- Directed by: Robert Florey
- Written by: Pierre Collings
- Based on: The Hole in the Wall by Frederick J. Jackson
- Starring: Claudette Colbert Edward G. Robinson David Newell
- Cinematography: George J. Folsey
- Edited by: Mort Blumenstock
- Music by: Gerard Carbonara W. Franke Harling
- Distributed by: Paramount Pictures
- Release date: April 27, 1929;
- Running time: 63 minutes
- Country: United States
- Language: English

= The Hole in the Wall (1929 film) =

1929 film

The Hole in the Wall is a 1929 pre-Code mystery drama film directed by Robert Florey, and starring Claudette Colbert and Edward G. Robinson. This early talking picture was the first appearance of Robinson in the role of a gangster, and "can be viewed as a dry run for his eventual success (in 1931 in Little Caesar)". It was also one of Colbert's first film appearances.

The film was shot at Paramount's Astoria Studios in New York.
The film is a remake of an earlier 1921 silent The Hole in the Wall.

==Plot==

The film

The Fox, a con man, teams up with Madame Mystera, a fake fortune teller, to bilk naive people of their money.
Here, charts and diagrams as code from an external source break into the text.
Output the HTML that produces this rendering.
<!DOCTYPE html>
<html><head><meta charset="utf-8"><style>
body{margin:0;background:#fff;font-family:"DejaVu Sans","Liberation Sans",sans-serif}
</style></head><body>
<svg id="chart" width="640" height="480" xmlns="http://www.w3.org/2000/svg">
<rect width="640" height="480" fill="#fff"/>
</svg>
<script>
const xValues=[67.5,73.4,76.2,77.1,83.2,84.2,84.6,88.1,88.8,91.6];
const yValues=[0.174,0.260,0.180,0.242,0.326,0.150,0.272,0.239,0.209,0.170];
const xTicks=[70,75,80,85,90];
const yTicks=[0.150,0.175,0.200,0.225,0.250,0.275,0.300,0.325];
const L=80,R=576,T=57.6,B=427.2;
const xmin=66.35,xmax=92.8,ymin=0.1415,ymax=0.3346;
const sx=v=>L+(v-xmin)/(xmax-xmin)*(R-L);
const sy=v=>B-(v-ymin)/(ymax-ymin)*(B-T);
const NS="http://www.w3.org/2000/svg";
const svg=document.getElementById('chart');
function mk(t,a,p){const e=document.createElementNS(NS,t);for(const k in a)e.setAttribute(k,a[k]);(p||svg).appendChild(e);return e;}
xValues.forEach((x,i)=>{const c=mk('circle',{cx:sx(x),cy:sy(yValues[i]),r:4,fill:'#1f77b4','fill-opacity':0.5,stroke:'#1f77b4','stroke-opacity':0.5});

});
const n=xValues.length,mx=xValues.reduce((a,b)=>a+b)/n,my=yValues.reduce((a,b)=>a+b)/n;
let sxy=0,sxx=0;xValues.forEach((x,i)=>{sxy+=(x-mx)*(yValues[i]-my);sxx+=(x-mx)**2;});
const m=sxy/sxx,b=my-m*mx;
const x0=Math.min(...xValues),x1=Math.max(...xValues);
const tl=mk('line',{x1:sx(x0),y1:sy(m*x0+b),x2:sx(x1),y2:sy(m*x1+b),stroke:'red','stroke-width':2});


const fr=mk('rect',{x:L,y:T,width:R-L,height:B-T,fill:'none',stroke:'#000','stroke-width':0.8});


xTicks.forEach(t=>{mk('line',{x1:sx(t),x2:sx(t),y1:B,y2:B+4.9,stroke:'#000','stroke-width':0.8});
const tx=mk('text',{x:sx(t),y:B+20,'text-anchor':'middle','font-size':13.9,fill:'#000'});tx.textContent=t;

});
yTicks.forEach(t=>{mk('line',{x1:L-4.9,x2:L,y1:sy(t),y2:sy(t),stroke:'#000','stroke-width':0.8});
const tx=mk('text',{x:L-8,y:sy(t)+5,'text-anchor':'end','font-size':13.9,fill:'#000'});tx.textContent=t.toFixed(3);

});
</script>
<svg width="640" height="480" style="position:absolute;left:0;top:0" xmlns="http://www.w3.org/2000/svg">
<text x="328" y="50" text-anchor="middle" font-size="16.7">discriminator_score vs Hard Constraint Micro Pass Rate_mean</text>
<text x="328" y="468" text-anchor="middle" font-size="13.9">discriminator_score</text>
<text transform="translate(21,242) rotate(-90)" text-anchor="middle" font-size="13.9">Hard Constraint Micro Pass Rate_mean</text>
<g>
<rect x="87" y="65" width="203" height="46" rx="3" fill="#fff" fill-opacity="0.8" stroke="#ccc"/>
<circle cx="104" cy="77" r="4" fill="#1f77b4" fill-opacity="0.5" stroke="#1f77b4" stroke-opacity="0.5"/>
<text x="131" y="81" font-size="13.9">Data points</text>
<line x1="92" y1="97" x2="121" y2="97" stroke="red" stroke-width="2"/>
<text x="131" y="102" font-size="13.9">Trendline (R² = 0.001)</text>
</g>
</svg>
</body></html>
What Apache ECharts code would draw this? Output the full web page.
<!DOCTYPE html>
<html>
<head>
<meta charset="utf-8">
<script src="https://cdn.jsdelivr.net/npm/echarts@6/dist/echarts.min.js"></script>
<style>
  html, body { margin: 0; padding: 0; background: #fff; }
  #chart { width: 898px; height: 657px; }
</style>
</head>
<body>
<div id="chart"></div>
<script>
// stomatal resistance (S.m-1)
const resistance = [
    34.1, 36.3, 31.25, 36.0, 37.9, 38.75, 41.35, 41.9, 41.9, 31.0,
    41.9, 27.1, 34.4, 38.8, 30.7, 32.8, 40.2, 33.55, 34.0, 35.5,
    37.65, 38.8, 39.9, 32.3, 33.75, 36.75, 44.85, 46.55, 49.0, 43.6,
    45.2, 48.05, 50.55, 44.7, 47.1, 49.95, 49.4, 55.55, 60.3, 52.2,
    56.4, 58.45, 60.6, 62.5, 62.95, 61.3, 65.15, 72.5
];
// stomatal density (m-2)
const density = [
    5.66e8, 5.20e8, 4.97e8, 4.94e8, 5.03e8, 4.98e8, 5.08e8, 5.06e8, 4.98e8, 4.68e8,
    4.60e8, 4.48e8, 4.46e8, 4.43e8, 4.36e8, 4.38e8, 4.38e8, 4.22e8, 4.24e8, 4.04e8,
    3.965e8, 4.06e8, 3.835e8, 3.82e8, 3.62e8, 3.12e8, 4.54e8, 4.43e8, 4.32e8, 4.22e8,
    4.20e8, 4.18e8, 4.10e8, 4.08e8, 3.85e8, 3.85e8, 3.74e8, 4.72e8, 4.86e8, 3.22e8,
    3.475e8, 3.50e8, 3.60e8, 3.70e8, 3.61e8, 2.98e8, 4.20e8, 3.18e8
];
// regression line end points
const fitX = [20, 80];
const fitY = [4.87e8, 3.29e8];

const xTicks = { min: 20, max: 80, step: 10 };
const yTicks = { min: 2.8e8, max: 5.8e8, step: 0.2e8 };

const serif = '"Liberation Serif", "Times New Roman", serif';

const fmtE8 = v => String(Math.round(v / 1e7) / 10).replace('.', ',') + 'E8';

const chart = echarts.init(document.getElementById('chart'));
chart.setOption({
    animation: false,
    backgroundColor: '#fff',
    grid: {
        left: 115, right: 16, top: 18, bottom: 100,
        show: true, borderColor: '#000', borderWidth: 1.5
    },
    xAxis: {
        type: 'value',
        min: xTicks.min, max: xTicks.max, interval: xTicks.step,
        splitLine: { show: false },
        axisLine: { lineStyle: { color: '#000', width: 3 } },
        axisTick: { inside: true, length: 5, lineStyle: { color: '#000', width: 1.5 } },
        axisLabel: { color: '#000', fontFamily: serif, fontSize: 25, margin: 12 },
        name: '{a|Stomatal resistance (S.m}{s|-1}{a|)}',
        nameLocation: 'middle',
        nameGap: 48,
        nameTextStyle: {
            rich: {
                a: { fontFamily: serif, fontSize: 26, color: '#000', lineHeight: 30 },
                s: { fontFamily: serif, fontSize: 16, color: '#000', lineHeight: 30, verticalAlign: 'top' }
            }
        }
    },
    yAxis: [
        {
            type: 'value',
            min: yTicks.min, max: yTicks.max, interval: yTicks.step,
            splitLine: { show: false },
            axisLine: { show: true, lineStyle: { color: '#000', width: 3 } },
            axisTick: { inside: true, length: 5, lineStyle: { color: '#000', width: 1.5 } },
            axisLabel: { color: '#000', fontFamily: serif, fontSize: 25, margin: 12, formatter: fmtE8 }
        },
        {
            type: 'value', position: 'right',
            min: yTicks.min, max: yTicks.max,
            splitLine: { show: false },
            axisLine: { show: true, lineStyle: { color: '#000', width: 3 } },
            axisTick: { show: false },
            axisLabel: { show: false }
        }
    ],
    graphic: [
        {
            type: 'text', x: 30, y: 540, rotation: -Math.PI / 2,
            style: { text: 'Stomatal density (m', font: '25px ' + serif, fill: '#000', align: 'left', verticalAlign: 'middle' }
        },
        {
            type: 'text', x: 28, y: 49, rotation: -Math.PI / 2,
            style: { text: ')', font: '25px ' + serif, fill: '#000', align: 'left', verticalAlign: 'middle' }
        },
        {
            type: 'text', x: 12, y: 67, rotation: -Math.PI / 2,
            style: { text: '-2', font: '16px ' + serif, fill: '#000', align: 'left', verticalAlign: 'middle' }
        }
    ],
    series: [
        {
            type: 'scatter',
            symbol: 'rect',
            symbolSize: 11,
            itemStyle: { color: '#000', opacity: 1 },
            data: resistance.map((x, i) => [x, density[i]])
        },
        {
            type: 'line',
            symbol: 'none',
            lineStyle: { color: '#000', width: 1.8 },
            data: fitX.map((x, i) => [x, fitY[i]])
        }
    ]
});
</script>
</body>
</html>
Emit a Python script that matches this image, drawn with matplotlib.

When Madame Mystera dies in an elevated train derailment, the Fox hires Jean Oliver to replace her. However, over time, he comes to believe that Jean actually does have supernatural powers.

==Cast==
- Claudette Colbert as Jean Oliver
- Edward G. Robinson as The Fox
- David Newell as Gordon Grant
- Nellie Savage as Madame Mystera
- Donald Meek as Goofy
- Alan Brooks as Jim
- Louise Closser Hale as Mrs. Ramsay
- Katherine Emmet as Mrs. Carlake
- Marcia Kagno as Marcia
- Barry Macollum as Dogface
- George MacQuarrie as Inspector
- Helen Crane as Mrs. Lyons

==Criticism==
According to critic Troy Howarth, the film "is an interesting amalgam of gangster melodrama and horror, one in which Edward G. Robinson steals the show." Colbert's "character becomes more complex as the picture unfolds, and the actress keeps up just fine." He commented that Florey's bizarre set designs for the medium's den looked as if they were inspired by the German film The Cabinet of Dr. Caligari.